Last weekend, “self-described anarcho-capitalist” Javier Milei won a surprise victory in Argentina’s presidential primary, says Jacob Gallagher in The Wall Street Journal. And though his policies are weird enough – shutting the country’s central bank, creating a market for selling human organs – it’s his hair that has really got the world talking. It isn’t quite a mullet, moptop or mohawk, “but some complex combination of the three”. It seems to move in all directions at once, culminating “in a swoop that resembles a treacherous alpine slope”. The overall effect is “a musk ox crossbred with Ozzy Osbourne”. His nickname in Argentina is El Peluca, or “The Wig”.

Love etc

San Franciscans are taking advantage of the city’s abundance of self-driving taxis, says The San Francisco Standard, by getting down to it in the back seat.

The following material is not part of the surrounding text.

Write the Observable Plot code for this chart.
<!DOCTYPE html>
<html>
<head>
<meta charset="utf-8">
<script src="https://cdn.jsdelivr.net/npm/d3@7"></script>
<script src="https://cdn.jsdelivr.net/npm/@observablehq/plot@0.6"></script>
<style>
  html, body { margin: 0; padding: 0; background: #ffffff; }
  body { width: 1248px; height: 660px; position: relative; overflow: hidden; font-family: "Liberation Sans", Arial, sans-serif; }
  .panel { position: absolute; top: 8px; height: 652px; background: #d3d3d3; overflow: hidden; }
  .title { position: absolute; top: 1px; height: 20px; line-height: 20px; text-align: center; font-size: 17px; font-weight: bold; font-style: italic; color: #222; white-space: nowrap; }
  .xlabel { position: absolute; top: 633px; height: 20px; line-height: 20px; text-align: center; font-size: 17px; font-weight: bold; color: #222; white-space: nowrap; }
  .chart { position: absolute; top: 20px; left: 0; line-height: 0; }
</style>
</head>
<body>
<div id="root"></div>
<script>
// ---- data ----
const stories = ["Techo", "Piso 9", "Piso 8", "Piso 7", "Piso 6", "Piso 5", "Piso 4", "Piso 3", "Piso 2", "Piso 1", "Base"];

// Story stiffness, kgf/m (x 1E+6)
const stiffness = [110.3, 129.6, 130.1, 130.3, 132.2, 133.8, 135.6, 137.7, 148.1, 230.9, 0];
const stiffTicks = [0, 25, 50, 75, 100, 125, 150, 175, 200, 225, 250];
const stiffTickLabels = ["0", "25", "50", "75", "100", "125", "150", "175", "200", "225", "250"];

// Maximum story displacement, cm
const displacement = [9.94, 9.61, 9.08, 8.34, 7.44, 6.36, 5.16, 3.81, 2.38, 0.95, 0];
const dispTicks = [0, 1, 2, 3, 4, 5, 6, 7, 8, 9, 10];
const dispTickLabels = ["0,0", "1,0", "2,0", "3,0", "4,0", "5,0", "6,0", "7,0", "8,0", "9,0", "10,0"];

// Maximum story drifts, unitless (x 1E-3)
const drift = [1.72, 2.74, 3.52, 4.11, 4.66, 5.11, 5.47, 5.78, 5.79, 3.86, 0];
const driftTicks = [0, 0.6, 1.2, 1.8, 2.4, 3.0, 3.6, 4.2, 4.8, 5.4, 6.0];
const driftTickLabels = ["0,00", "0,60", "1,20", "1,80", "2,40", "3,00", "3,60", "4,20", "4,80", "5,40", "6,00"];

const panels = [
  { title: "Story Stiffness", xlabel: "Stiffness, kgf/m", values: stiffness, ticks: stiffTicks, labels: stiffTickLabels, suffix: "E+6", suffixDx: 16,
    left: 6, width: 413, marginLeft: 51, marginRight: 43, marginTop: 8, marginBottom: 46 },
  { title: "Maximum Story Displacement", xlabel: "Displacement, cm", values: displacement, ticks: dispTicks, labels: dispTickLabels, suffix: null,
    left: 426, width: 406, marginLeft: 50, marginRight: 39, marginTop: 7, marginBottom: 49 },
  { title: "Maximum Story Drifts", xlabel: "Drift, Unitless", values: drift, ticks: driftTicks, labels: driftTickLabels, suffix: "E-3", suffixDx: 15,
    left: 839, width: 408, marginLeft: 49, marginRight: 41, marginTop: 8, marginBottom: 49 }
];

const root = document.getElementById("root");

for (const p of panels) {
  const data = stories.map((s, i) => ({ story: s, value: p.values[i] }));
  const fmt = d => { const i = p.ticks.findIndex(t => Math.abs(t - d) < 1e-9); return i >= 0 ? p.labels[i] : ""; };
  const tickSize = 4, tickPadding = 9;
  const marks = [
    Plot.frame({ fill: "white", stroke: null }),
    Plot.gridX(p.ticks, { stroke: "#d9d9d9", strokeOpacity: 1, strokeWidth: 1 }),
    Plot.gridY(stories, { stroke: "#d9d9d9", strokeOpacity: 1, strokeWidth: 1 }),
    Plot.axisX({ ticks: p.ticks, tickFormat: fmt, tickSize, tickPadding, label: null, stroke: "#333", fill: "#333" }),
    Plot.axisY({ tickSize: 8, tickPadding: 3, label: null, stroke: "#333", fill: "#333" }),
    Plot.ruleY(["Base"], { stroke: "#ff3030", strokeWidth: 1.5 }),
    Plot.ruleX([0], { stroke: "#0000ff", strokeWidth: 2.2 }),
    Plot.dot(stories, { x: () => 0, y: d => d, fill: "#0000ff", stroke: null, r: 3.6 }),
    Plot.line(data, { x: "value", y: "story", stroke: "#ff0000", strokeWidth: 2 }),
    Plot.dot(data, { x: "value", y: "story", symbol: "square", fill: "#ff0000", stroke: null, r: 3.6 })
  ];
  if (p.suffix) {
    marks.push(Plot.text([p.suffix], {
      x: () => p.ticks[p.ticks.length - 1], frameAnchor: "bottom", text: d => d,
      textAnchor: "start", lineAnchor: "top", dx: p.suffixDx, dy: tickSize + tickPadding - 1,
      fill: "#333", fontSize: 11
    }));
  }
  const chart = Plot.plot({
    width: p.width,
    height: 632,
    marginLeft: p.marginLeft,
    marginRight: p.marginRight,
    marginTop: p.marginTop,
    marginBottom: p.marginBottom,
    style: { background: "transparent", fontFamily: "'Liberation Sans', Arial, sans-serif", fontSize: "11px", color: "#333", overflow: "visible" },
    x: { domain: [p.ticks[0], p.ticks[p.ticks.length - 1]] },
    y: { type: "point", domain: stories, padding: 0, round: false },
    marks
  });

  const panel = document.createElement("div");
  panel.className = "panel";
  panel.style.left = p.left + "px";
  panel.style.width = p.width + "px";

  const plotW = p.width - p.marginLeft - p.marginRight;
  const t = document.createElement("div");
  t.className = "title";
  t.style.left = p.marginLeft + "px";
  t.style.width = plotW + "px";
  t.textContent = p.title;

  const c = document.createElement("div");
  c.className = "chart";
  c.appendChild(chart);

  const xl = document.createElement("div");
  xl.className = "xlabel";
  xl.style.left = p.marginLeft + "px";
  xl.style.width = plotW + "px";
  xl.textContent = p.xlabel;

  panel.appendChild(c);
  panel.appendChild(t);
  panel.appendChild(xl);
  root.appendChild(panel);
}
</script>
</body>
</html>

One unnamed man in his 30s claims he has undertaken “at least six separate sex acts” in driverless robocars, ranging from “impromptu make-out sessions” to going the whole hog. “There’s no one to tell you, ‘You can’t do that’,” he says, adding that one car got so hot that the windscreen completely fogged over. “In any other context, in any other vehicle, that would be an actual problem.”

Snapshot

It’s Bradley Cooper wearing a prosthetic nose to play the Jewish composer Leonard Bernstein, a move that has infuriated parts of the internet. Following the release of a trailer for the upcoming movie Maestro – which was also directed and co-written by Cooper, who isn’t Jewish – viewers described his false schnozzle as “the equivalent of Black-Face or Yellow-Face”, and accused him of perpetuating the stereotype that Jewish people have large noses. Bernstein’s children aren’t so bothered. “Bradley chose to use makeup to amplify his resemblance,” they wrote in a statement. “We’re perfectly fine with that.”

Quoted

Quoted

“The customer’s always right; that’s why everyone likes us.”